The FDA has highlighted the agency's 35 new drug approvals in fiscal year 2012 and its track record for beating regulators in other countries as the first to green-light therapies three-quarters of the time.
The approvals match the total in the previous fiscal year ending in September, and there are plenty of victories to celebrate in the agency's data, yet it's an open question whether biopharma companies are advancing enough new drugs to the market amid some troubling economics for the industry.
FDA approvals provide a key metric for the health of the industry because the U.S. is the largest national pharma market and the agency's stamp carries weight around the world. As of the end of November, The Wall Street Journal reported, U.S. regulators had stamped approvals on 31 new medicines in calendar year 2012 with a month left in the year for that number to grow. And the new therapies include pioneering rare disease treatments such as Vertex Pharmaceuticals' ($VRTX) cystic fibrosis drug Kalydeco and the breast cancer therapy from Roche ($RHHBY) called Perjeta, both of which received priority reviews from the agency.

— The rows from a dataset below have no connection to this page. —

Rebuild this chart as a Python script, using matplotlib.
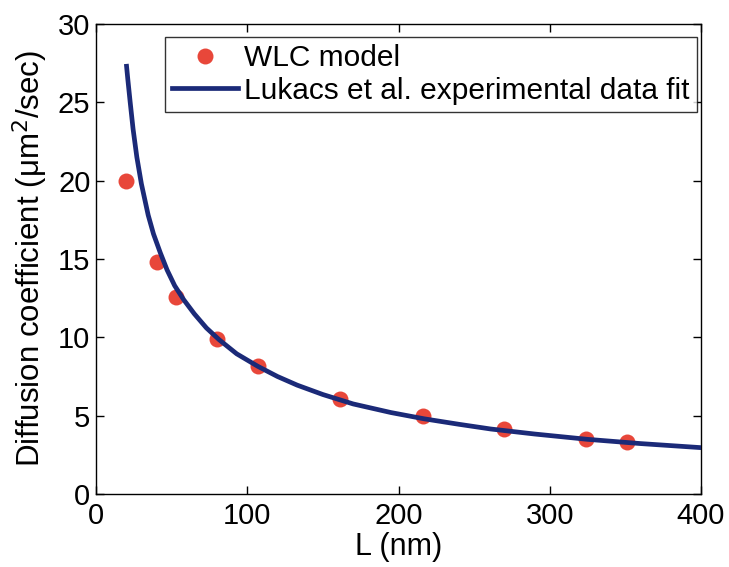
import matplotlib
matplotlib.use("Agg")
import matplotlib.pyplot as plt

plt.rcParams['font.family'] = ['Liberation Sans', 'DejaVu Sans']

# WLC model results
L_wlc = [20, 40, 53, 80, 107, 161, 216, 270, 324, 351]
D_wlc = [20.0, 14.8, 12.6, 9.9, 8.15, 6.05, 4.95, 4.13, 3.54, 3.32]

# Lukacs et al. fit, sampled along the curve
L_fit = [20.2, 21, 22.6, 24.5, 27, 30, 34.5, 38, 42.5, 47, 52, 58, 65, 73, 81.4,
         93, 107, 120, 133, 150, 170, 195, 217, 240, 261, 290, 325, 360, 400]
D_fit = [27.3, 26.5, 25.0, 23.3, 21.5, 19.8, 17.8, 16.6, 15.4, 14.3, 13.3, 12.4,
         11.5, 10.6, 9.85, 8.95, 8.15, 7.5, 6.95, 6.35, 5.75, 5.2, 4.8, 4.45, 4.15,
         3.83, 3.49, 3.22, 2.96]

x_ticks = [0, 100, 200, 300, 400]
y_ticks = [0, 5, 10, 15, 20, 25, 30]

fig = plt.figure(figsize=(7.29, 5.67), dpi=100)
ax = fig.add_axes([0.1317, 0.1287, 0.8299, 0.829])

ax.plot(L_wlc, D_wlc, 'o', color='#e8473a', markersize=11.5, markeredgewidth=0,
        label='WLC model', zorder=2)
ax.plot(L_fit, D_fit, '-', color='#1b2a78', linewidth=3.4,
        label='Lukacs et al. experimental data fit', zorder=3)

ax.set_xlim(0, 400)
ax.set_ylim(0, 30)
ax.set_xticks(x_ticks)
ax.set_yticks(y_ticks)
ax.tick_params(direction='in', length=6, width=1, top=True, right=True,
               labelsize=21)
ax.tick_params(axis='x', pad=6)
ax.tick_params(axis='y', pad=4)
for s in ax.spines.values():
    s.set_linewidth(1.0)
    s.set_color('black')

ax.set_xlabel('L (nm)', fontsize=22, labelpad=1)
ax.set_ylabel('Diffusion coefficient (\u03bcm$^2$/sec)', fontsize=22.5, labelpad=6)

leg = ax.legend(loc='upper right', bbox_to_anchor=(0.9934, 0.9723), fontsize=21.5,
                frameon=True, fancybox=False, edgecolor='black', borderpad=0.25,
                handlelength=2.2, handletextpad=0.2, labelspacing=0.15,
                borderaxespad=0)
leg.get_frame().set_linewidth(1.0)

plt.savefig('out.png', dpi=100)
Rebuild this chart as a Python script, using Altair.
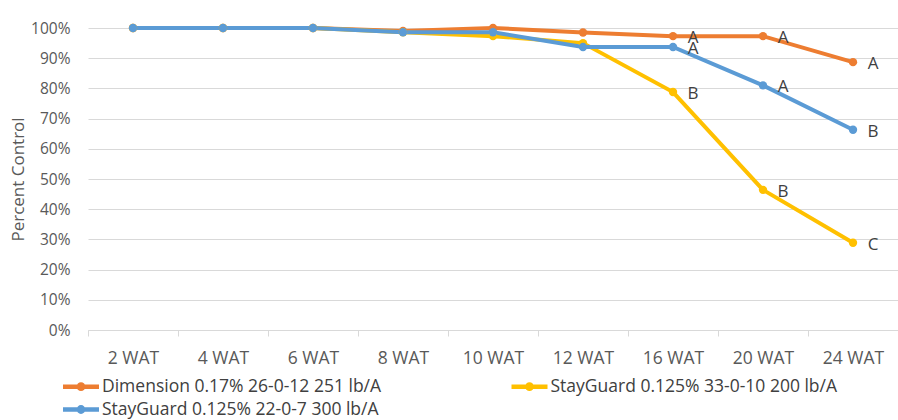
import altair as alt
import pandas as pd

categories = ["2 WAT", "4 WAT", "6 WAT", "8 WAT", "10 WAT", "12 WAT", "16 WAT", "20 WAT", "24 WAT"]
series_names = [
    "Dimension 0.17% 26-0-12 251 lb/A",
    "StayGuard 0.125% 33-0-10 200 lb/A",
    "StayGuard 0.125% 22-0-7 300 lb/A",
]
dimension = [100, 100, 100, 99, 100, 98.5, 97.3, 97.3, 88.7]
stayguard_33 = [100, 100, 100, 98.6, 97.3, 95.0, 78.8, 46.4, 28.9]
stayguard_22 = [100, 100, 100, 98.6, 98.6, 93.7, 93.7, 81.0, 66.3]
letters_dimension = ["", "", "", "", "", "", "A", "A", "A"]
letters_33 = ["", "", "", "", "", "", "B", "B", "C"]
letters_22 = ["", "", "", "", "", "", "A", "A", "B"]
colors = ["#ED7D31", "#FFC000", "#5B9BD5"]

rows = []
for order, (name, vals, lets) in enumerate(zip(series_names,
                                                [dimension, stayguard_33, stayguard_22],
                                                [letters_dimension, letters_33, letters_22])):
    for c, v, l in zip(categories, vals, lets):
        rows.append({"week": c, "series": name, "value": v / 100, "letter": l, "order": order})
df = pd.DataFrame(rows)

FONT = "Open Sans"
sym_path = "M-2,0L2,0M-0.24,0A0.24,0.24 0 1 1 0.24,0A0.24,0.24 0 1 1 -0.24,0Z"

x = alt.X("week:N", sort=categories, title=None,
          scale=alt.Scale(paddingInner=0, paddingOuter=0),
          axis=alt.Axis(labelAngle=0, tickBand="extent", grid=False, domainColor="#d9d9d9",
                        tickColor="#d9d9d9", tickSize=6, labelFontSize=17.5, labelColor="#595959",
                        labelPadding=13, labelFont=FONT))
y = alt.Y("value:Q", title="Percent Control",
          scale=alt.Scale(domain=[0, 1], nice=False),
          axis=alt.Axis(format=".0%", values=[i / 10 for i in range(11)], domain=False, ticks=False,
                        gridColor="#d9d9d9", labelFontSize=15.5, labelColor="#595959", labelPadding=18,
                        labelFont=FONT, titleFont=FONT, titleFontSize=17, titleFontWeight="normal",
                        titleColor="#595959", titlePadding=3))
color_scale = alt.Scale(domain=series_names, range=colors)
color = alt.Color("series:N", scale=color_scale,
                  legend=alt.Legend(title=None, orient="none", direction="horizontal",
                                    legendX=-26, legendY=347, columns=2,
                                    values=series_names,
                                    columnPadding=120.5, rowPadding=0, symbolType=sym_path,
                                    symbolSize=324, symbolStrokeWidth=4.5, symbolOffset=7.5,
                                    labelFontSize=17.5,
                                    labelColor="#404040", labelFont=FONT, labelOffset=9.5,
                                    labelLimit=500))

base = alt.Chart(df)
lines = base.mark_line(strokeWidth=4).encode(x=x, y=y, color=color, order="order:Q", detail="series:N")
points = base.mark_point(filled=True, size=70, opacity=1).encode(
    x=x, y=y, color=alt.Color("series:N", scale=color_scale, legend=None))
labels = base.transform_filter(alt.datum.letter != "").mark_text(
    dx=20, dy=2, align="center", baseline="middle", fontSize=17, color="#404040", font=FONT
).encode(x=x, y=y, text="letter:N")

chart = alt.layer(lines, points, labels).properties(
    width=810, height=302,
    autosize=alt.AutoSizeParams(type="none"),
    padding={"left": 88, "top": 28, "right": 0, "bottom": 90},
    background="white",
).configure_view(stroke=None)

chart.save("out.html", embed_options={"renderer": "svg", "actions": False})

The levels of new drug approvals in the two most recent fiscal years reach a level not achieved in several years at FDA, which critics have targeted (unfairly or not) for slowing progress in biopharma. What's behind the turnaround in recent years? Well, the agency has stepped on the gas a bit with expedited reviews for new therapies that address major needs for patients with cancer and other deadly diseases. The agency is hitting its action-date deadlines for applications in most cases, and companies are doing their part by advancing programs to the review stage.
This is good news for the industry, which needs novel drugs to hit the market in greater numbers than in past years to make up for lost revenue from old brands that have fallen off patent and for the downward pressure on drug pricing. As Thomson Reuters and Deloitte noted in an analysis revealed this week, the average forecasted revenues of products from 12 major drugmakers has fallen in recent years.
As good as the FDA's approval totals seem, drugmakers need to get more new meds across the finish line--more quickly. Yet the agency has shown a willingness to do its part.